__EXTRACTED DATA__.
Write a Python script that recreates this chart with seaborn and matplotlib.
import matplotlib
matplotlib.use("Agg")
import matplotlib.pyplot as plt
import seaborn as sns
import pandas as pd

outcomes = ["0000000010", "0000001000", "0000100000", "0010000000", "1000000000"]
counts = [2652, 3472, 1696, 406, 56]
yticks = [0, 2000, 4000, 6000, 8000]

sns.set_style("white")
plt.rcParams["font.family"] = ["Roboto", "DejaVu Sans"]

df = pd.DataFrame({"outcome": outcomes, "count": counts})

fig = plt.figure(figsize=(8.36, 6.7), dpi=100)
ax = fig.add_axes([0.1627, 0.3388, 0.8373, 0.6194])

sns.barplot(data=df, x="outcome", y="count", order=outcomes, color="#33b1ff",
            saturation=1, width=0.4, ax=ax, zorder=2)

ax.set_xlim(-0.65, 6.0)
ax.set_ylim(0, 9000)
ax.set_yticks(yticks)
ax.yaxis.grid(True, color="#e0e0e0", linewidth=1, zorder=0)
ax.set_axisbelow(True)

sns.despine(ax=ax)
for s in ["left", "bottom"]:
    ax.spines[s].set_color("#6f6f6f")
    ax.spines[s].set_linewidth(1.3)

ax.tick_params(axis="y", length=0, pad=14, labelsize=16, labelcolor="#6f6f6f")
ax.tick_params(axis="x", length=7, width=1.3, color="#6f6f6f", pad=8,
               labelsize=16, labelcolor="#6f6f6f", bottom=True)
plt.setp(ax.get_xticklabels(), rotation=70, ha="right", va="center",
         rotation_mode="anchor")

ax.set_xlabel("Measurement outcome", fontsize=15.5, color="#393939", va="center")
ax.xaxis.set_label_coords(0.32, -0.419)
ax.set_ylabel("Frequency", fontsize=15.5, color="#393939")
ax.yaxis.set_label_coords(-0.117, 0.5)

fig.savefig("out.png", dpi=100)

* * *

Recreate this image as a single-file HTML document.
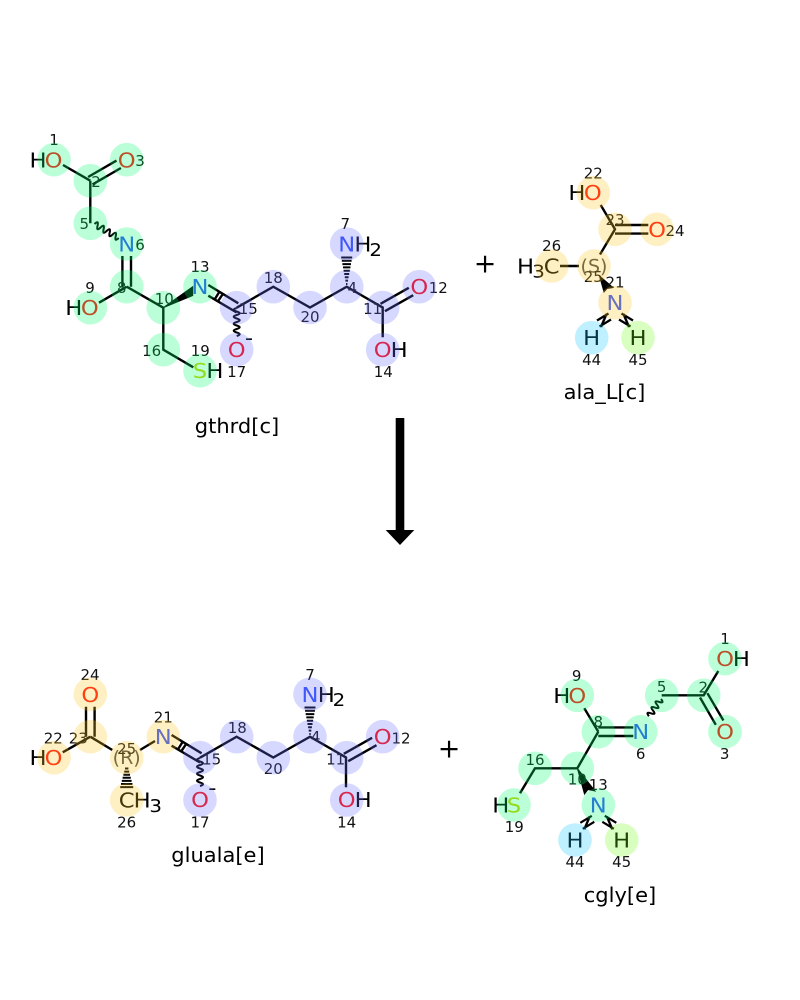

==

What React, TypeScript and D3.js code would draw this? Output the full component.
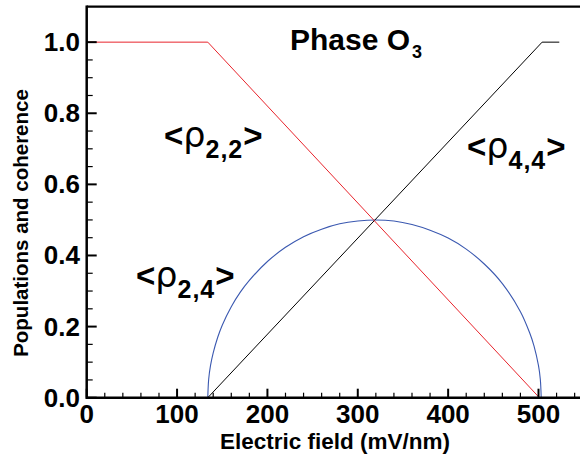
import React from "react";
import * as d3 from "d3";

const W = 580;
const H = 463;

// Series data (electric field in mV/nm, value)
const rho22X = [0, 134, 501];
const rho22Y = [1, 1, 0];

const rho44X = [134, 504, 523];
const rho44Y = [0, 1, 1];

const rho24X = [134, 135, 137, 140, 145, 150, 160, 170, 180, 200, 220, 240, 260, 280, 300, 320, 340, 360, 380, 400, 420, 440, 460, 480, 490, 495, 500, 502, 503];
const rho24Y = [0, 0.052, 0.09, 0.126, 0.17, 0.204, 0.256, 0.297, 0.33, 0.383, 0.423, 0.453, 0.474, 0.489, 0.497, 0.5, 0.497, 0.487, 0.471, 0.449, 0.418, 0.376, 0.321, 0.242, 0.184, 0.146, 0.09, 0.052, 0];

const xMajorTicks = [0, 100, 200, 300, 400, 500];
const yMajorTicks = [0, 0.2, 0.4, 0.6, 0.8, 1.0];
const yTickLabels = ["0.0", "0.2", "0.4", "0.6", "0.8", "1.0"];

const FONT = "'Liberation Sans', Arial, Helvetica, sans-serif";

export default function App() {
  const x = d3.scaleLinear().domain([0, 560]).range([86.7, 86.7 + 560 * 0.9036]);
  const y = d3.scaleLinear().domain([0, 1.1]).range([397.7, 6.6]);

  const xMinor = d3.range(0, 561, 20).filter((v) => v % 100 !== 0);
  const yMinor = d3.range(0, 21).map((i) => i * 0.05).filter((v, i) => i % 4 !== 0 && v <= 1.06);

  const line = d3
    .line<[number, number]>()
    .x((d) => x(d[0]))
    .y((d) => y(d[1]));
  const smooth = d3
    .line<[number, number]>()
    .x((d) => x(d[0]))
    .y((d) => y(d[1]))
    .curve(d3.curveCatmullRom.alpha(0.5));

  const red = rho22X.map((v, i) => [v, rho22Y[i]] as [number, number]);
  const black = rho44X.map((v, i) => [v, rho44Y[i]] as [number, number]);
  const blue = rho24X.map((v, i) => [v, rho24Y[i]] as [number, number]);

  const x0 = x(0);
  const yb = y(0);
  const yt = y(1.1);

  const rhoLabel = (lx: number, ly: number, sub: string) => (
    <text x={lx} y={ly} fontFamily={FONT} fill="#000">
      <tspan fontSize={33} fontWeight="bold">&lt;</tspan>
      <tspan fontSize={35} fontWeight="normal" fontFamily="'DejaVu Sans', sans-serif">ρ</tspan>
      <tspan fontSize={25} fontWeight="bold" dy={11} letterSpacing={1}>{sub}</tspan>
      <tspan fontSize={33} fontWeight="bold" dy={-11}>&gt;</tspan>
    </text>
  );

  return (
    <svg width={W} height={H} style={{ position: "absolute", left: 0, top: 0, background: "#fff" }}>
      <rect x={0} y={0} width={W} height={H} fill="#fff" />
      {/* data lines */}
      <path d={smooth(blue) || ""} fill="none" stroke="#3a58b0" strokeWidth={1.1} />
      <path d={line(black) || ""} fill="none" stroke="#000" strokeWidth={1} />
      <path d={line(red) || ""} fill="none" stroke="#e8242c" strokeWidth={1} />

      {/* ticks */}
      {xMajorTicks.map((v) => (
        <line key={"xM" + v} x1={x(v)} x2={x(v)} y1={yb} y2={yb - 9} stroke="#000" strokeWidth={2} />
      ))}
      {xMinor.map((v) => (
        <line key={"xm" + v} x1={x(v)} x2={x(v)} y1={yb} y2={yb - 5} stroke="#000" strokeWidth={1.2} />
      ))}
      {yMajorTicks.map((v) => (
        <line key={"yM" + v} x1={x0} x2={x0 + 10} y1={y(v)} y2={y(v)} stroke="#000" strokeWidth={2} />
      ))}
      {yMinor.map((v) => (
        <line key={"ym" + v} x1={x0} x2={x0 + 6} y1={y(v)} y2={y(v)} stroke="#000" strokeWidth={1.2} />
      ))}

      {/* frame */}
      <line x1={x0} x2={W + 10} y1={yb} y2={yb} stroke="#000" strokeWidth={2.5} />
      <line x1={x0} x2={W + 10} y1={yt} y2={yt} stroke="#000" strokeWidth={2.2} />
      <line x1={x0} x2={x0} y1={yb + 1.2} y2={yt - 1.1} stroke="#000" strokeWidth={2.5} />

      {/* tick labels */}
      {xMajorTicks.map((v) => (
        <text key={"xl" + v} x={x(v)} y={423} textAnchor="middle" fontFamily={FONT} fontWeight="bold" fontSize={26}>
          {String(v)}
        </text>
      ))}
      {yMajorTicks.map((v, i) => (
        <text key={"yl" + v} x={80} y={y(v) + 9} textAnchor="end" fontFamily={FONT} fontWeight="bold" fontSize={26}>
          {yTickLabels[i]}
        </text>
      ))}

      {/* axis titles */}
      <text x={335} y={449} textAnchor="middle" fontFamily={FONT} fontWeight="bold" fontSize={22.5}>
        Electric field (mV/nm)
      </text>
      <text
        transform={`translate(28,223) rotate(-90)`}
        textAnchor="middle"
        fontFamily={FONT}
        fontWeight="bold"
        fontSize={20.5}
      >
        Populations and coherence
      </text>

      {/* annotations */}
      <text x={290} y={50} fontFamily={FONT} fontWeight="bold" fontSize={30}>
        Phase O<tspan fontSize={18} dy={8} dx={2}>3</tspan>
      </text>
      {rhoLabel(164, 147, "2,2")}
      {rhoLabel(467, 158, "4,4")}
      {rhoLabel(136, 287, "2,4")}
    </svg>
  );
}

__OBJECTIVE__. Going back to the data above, write out everything from the line with "What React, TypeScript" down to the line with "const rho44Y = [0, 1, 1];", both included, leaving every picture out.

__ANSWER TO THE TASK__.
What React, TypeScript and D3.js code would draw this? Output the full component.
import React from "react";
import * as d3 from "d3";

const W = 580;
const H = 463;

// Series data (electric field in mV/nm, value)
const rho22X = [0, 134, 501];
const rho22Y = [1, 1, 0];

const rho44X = [134, 504, 523];
const rho44Y = [0, 1, 1];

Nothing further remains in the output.